Chivas USA will fail again in 2013

Watching Chivas USA flail about in the postseason after another utterly forgettable season has become a cherished rite of winter for all but a tiny sliver of Los Angelinos. We watch a promising player jettisoned or a young coach shackled and then executed or a front office implosion or a cornerstone hammered out of the collapsing building. The way in which Chivas USA is firebombed down to the mortar is different each time, but the resulting char from the unchecked blaze always leaves the same result. We see failure, we turn away shaking our heads, we forget.

I cannot say this with enough certainty. Chivas USA will fail again in 2013.

They say the diametric opposite of love is not hatred but apathy and indifference. What Chivas USA’s obstinate dedication to its Guadalajara overlords has cultivated — bypassing the obvious year upon year of recently flagging results — is a healthy glaze of flat, impassive, uninterested, cold stoicism. If you’re not a Chivas fan — and let’s be honest, in all likelihood you are not — you very likely harbor no feelings toward the Mini Goats as a team at all. You may wonder why the thing exists or how it came to be or what the hell the front office is doing most of the time, but as for the team? What team? Chivas’ main rivalry is a very clear example. The league brands the Chivas-Galaxy game the SUPERCLASICO, a hilarious bit of hyperbole that overstates the fixture by acres. The Galaxy’s rivalry with San Jose trumps the phony, balsa wood fake storefront with the team that has never really owned the stadium in which it plays. The Home Depot Center is the Galaxy’s home. Much like its time in MLS, Chivas is merely a tenant paying rent.

So a year after making a series of boneheaded decisions that merely marked the passing of time (leaving Zarek Valentin unprotected in the 2011 expansion draft is a pleasant microcosm for everything incorrect with the franchise — as is this awesome revelation that Chivas turned down a Chicharito loan from its father organization), Chivas’ slumlord owner Jorge Vergara lifted his nose out of his Guadalajara ledger long enough to swing his ax again this offseason. Robin Fraser is gone, Jose Luis Sanchez Sola is in. Jose Domene is out, Dutchman Dennis te Kloese swags through the door as the new joint sporting director. The last front office shakeup in 2010 was similarly destructive. We wait and see on this one because logic dictates we should, but the ticking clock on the failure of this venture is on for the discerning individual.

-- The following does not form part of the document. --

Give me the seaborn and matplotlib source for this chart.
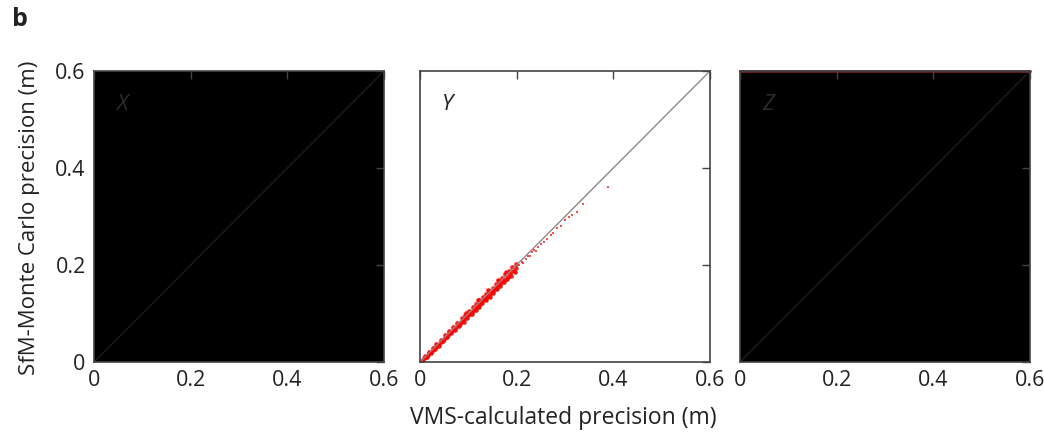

Te Kloese will split his time between Guadalajara and Los Angeles, which paints a vivid picture on its own. And then Vergara said this.

“Dennis will decide [how he divides] his time in each of the clubs and obviously I think that the important thing is the team of people in place, above all in Chivas USA,” said team owner Jorge Vergara, speaking via videoconference from Los Angeles.

Nobody, least of all Vergara, believes that. Chivas USA has never been “above all” in Vergara’s universe in any sense of the word, and his reticence to commit an overarching personnel decision-maker to his USA arm is damning enough. Te Kloese will dedicate his time to the squeakiest, loudest, most important wheel, which is in Guadalajara. His Los Angeles tie is a half-sized spare, tucked silently into the trunk as the vehicle barrels down the road. Te Kloese all but confirmed this when he called Chivas USA “a project” in his first interview. A project indeed, one that few US citizens were sure about upon its inception and one that seems even more untenable now. I find fewer and fewer reasons for Chivas USA to exist with each passing week.

And then we get to the bottom of the issue: it’s that damn USA title. Chivas’ successes will always be fleeting so long as it exists in its current format, because within it are the echoes of the franchise’s failures and its true overarching aims, most of which are south of the border. And you can find the source of the echo in its name. It cannot connect with such a huge swath of US fans that it makes northward expansion all but impossible. So Vergara, as much as he says he wants to make forays into the heart of the US soccer culture, will continue to mine Mexico for help. Te Kloese is Dutch in name but Mexican in his recent soccer progeny. And as much as Mexicans want to think they own CONCACAF, Vergara’s uniquely Mexican project in Los Angeles has so far failed to convince very many Americans that he has any idea what to make of MLS. Or any desire to put his shoulder into the matter.

As a short-term project, Chivas USA was a vanity item and a veiled Vergara power grab cloaked in arrogance.  As a long-term project, Chivas USA was made to fail. In lieu of a major organizational reconstruction (or a a complete tear-down and city move, which I favor) Chivas USA will continue its futile dance with Chivas Guadalajara. Its Mexican czars will keep choosing the music, picking the dance steps and will continue to own the dance hall.

Its helpless, rotating renters can merely grin and bear it. For how long is anyone’s guess.